Effects of wind velocity on uniformity coefficient: According to Table 4 as a result of wind speed increase the coefficient uniformity decreased in all parameters (sprinklers layouts, operating pressures, etc.). Several authors have reported that wind is the main environmental factor affecting sprinkler performance (Seginer et al., 1991; Faci and Bercero, 1991; Tarjuelo et al., 1994; Kincaid et al., 1996; Dechmi et al., 2003b). These references have led to two firm conclusions. First, applied water is lost partially by evaporation, particularly through drift out of the irrigated area second, under windy conditions, the water distribution pattern of an isolated sprinkler is distorted and narrowed. Therefore, the CU generally shows a tendency to decrease as wind speed increases. Since, it was not possible to compare the results of different parameters at a steady wind velocity, the comparisons were made using three different wind conditions, low (0-5 m sec^-1), moderate (5-7 m sec^-1) and high (>7 m sec^-1) winds. In moderate wind condition (5-7 m sec^-1), the coefficient was reduced by 2.2% compared to low wind (0-5 m sec^-1). With the increase of wind velocity up to 7 m sec^-1, coefficient uniformity in relation to the increase of wind speed reduces linearly and the slope of coefficient uniformity and wind velocity curve goes almost steadily. However, in high wind speeds of more than 7 m sec^-1 the coefficient drops sharply (by 17% as measured in this study). Hart (1965) in his research found out that the effect of coefficient uniformity reduction as a Consequence of wind velocity increase for nozzle of 3.16 mm and at 9x15, 9x18, 12x18 m intervals is linear. Dechmi et al. (2003a) in his study have reported that wind velocity is the main environmental factor affecting sprinkler performance. For wind speeds beyond 2.1 m sec^-1 the value of CU is clearly affected by the wind speed. Urrutia (2000), under similar experimental conditions, found a decrease in the CU when the wind speeds exceeded 3.5 m sec^-1. This value almost doubles the threshold proposed by Faci and Bercero (1991).

CONCLUSION

Three general conclusions can be inferred, from this study:

First, as a result of wind speed increase the coefficient uniformity decreased in all parameters (sprinklers layouts, operating pressures, etc.). Under windy conditions, the water distribution pattern of an isolated sprinkler is distorted and narrowed.

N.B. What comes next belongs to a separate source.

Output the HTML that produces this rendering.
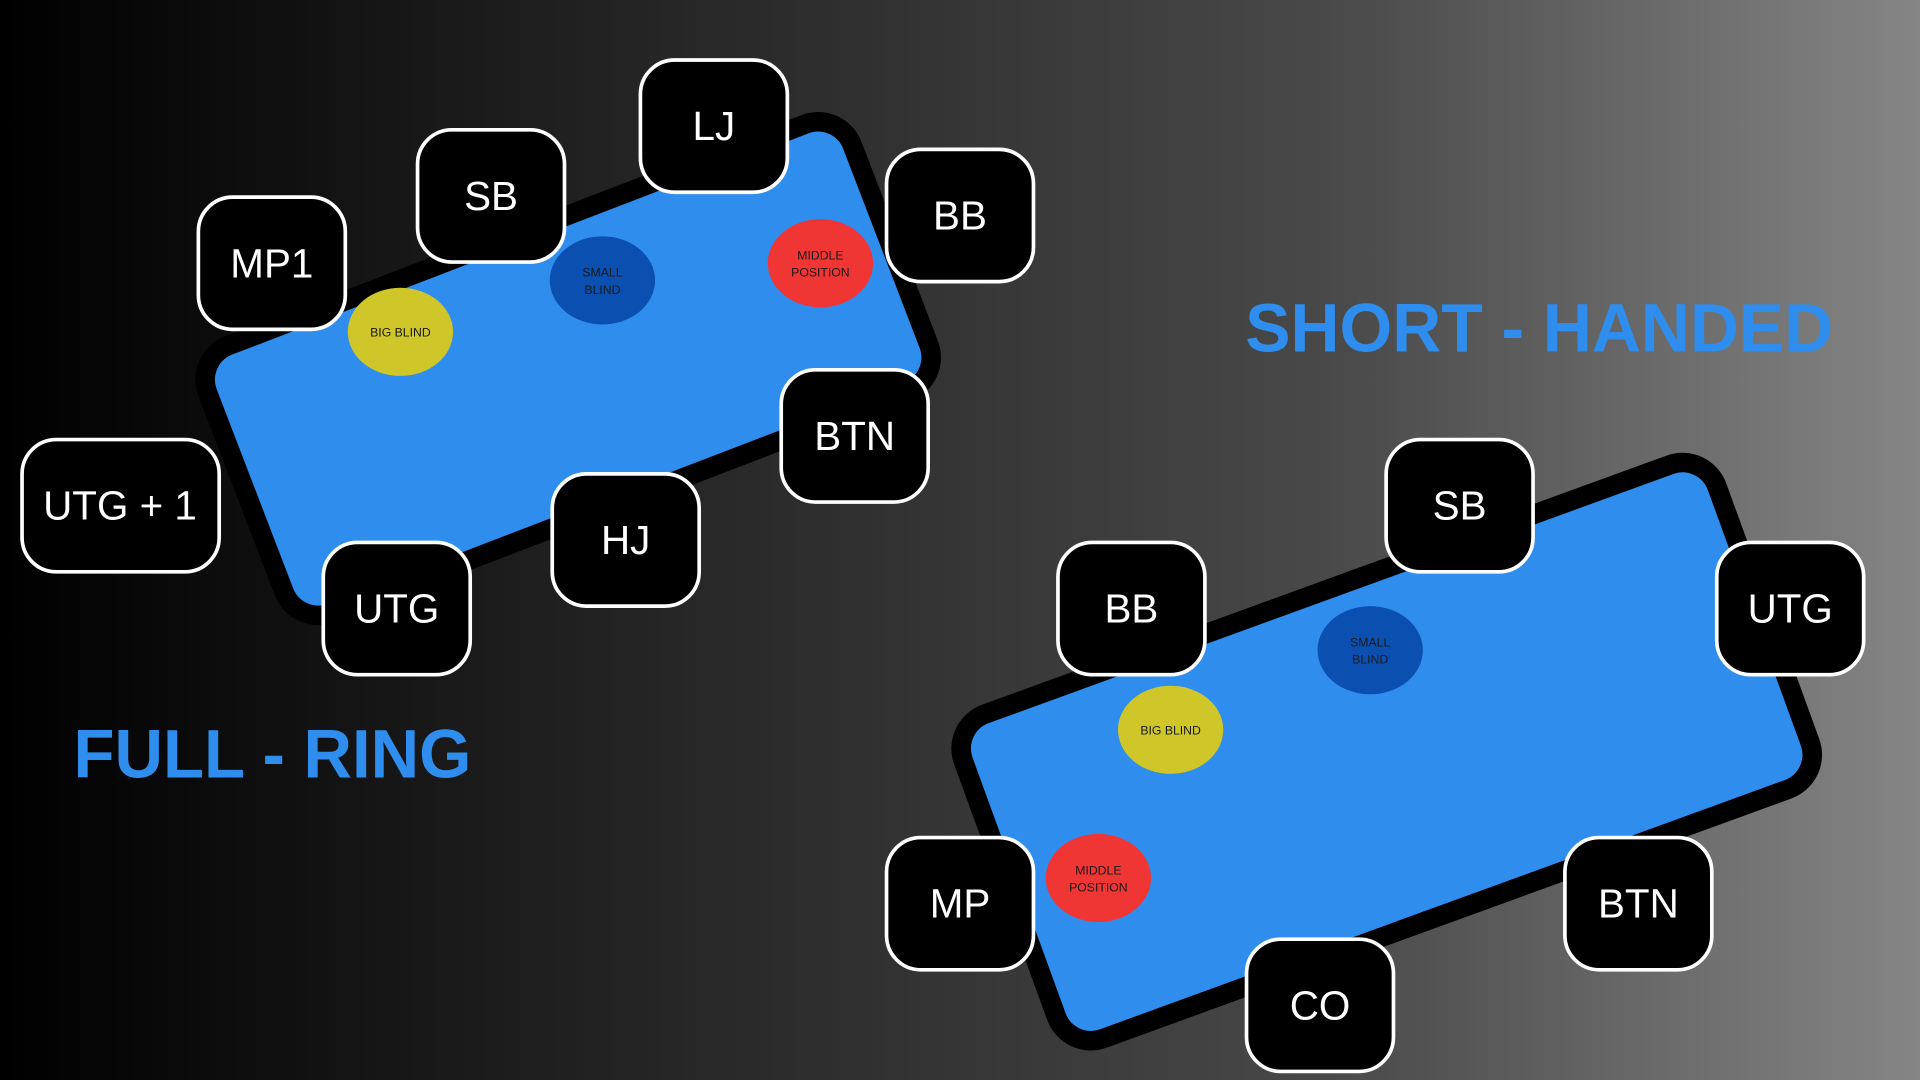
<!DOCTYPE html>
<html><head><meta charset="utf-8"><style>
html,body{margin:0;padding:0;width:1920px;height:1080px;overflow:hidden;background:#000}
svg{display:block}
.seat rect{fill:#000;stroke:#fff;stroke-width:3}
.seat text{fill:#fff;font-family:"Liberation Sans",sans-serif;font-size:33px;text-anchor:middle;dominant-baseline:central}
.chip{font-family:"Liberation Sans",sans-serif;font-size:10px;text-anchor:middle;fill:#1a1a1a}
.title{font-family:"Liberation Sans",sans-serif;font-weight:bold;fill:#2f8ded;font-size:56px}
</style></head><body>
<svg width="1920" height="1080" viewBox="0 0 1568 882" xmlns="http://www.w3.org/2000/svg">
<defs>
<linearGradient id="bg" x1="0" y1="0" x2="1" y2="0">
<stop offset="0" stop-color="#000"/>
<stop offset="0.35" stop-color="#262626"/>
<stop offset="0.7" stop-color="#4a4a4a"/>
<stop offset="1" stop-color="#858585"/>
</linearGradient>
</defs>
<rect width="1568" height="882" fill="url(#bg)"/>

<rect x="-282" y="-117" width="564" height="234" rx="30" fill="#2f8ded" stroke="#000" stroke-width="16" transform="translate(464,301) rotate(-21)"/>
<rect x="-327" y="-141" width="655" height="282" rx="30" fill="#2f8ded" stroke="#000" stroke-width="16" transform="translate(1132,614) rotate(-20)"/>

<ellipse cx="327" cy="271" rx="43" ry="36" fill="#cfc62a"/>
<text class="chip" x="327" y="275">BIG BLIND</text>
<ellipse cx="492" cy="229" rx="43" ry="36" fill="#0b4fb0"/>
<text class="chip" x="492" y="226">SMALL</text><text class="chip" x="492" y="240">BLIND</text>
<ellipse cx="670" cy="215" rx="43" ry="36" fill="#f03535"/>
<text class="chip" x="670" y="212">MIDDLE</text><text class="chip" x="670" y="226">POSITION</text>

<ellipse cx="1119" cy="531" rx="43" ry="36" fill="#0b4fb0"/>
<text class="chip" x="1119" y="528">SMALL</text><text class="chip" x="1119" y="542">BLIND</text>
<ellipse cx="956" cy="596" rx="43" ry="36" fill="#cfc62a"/>
<text class="chip" x="956" y="600">BIG BLIND</text>
<ellipse cx="897" cy="717" rx="43" ry="36" fill="#f03535"/>
<text class="chip" x="897" y="714">MIDDLE</text><text class="chip" x="897" y="728">POSITION</text>

<g class="seat"><rect x="523" y="49" width="120" height="108" rx="28"/><text x="583" y="103">LJ</text></g>
<g class="seat"><rect x="341" y="106" width="120" height="108" rx="28"/><text x="401" y="160">SB</text></g>
<g class="seat"><rect x="162" y="161" width="120" height="108" rx="28"/><text x="222" y="215">MP1</text></g>
<g class="seat"><rect x="724" y="122" width="120" height="108" rx="28"/><text x="784" y="176">BB</text></g>
<g class="seat"><rect x="638" y="302" width="120" height="108" rx="28"/><text x="698" y="356">BTN</text></g>
<g class="seat"><rect x="451" y="387" width="120" height="108" rx="28"/><text x="511" y="441">HJ</text></g>
<g class="seat"><rect x="264" y="443" width="120" height="108" rx="28"/><text x="324" y="497">UTG</text></g>
<g class="seat"><rect x="18" y="359" width="161" height="108" rx="28"/><text x="98" y="413">UTG + 1</text></g>

<g class="seat"><rect x="1132" y="359" width="120" height="108" rx="28"/><text x="1192" y="413">SB</text></g>
<g class="seat"><rect x="864" y="443" width="120" height="108" rx="28"/><text x="924" y="497">BB</text></g>
<g class="seat"><rect x="1402" y="443" width="120" height="108" rx="28"/><text x="1462" y="497">UTG</text></g>
<g class="seat"><rect x="724" y="684" width="120" height="108" rx="28"/><text x="784" y="738">MP</text></g>
<g class="seat"><rect x="1278" y="684" width="120" height="108" rx="28"/><text x="1338" y="738">BTN</text></g>
<g class="seat"><rect x="1018" y="767" width="120" height="108" rx="28"/><text x="1078" y="821">CO</text></g>

<text class="title" x="1017" y="287" textLength="480" lengthAdjust="spacingAndGlyphs">SHORT - HANDED</text>
<text class="title" x="60" y="635" textLength="325" lengthAdjust="spacingAndGlyphs">FULL - RING</text>
</svg>
</body></html>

Therefore, the CU generally shows a tendency to decrease as wind speed increases. Second, the highest coefficient uniformity was obtained in 1x5x15 m spacing while the lowest amount was gained in 21x21 m arrangements. In general, one can conclude that by increase of the sprinklers’ spacing the coefficient uniformity reduces. The main reason can be relegated to greater overlapping of the sprinklers at shorter intervals. Third, the square layout enjoys the higher water dispersion uniformity and the rectangular layout has the lowest coefficient. Although this coefficient for triangular arrangement is higher than that of rectangular arrangement, due to persisting operational problems such as displacement of the pipelines in the semi-movable system. One of the decisive factors in raising the coefficient uniformity is the extent of overlapping of the sprinklers. Overlapping in square layouts are almost the same in all directions while in a rectangular arrangement they differ in latitudinal and longitudinal directions.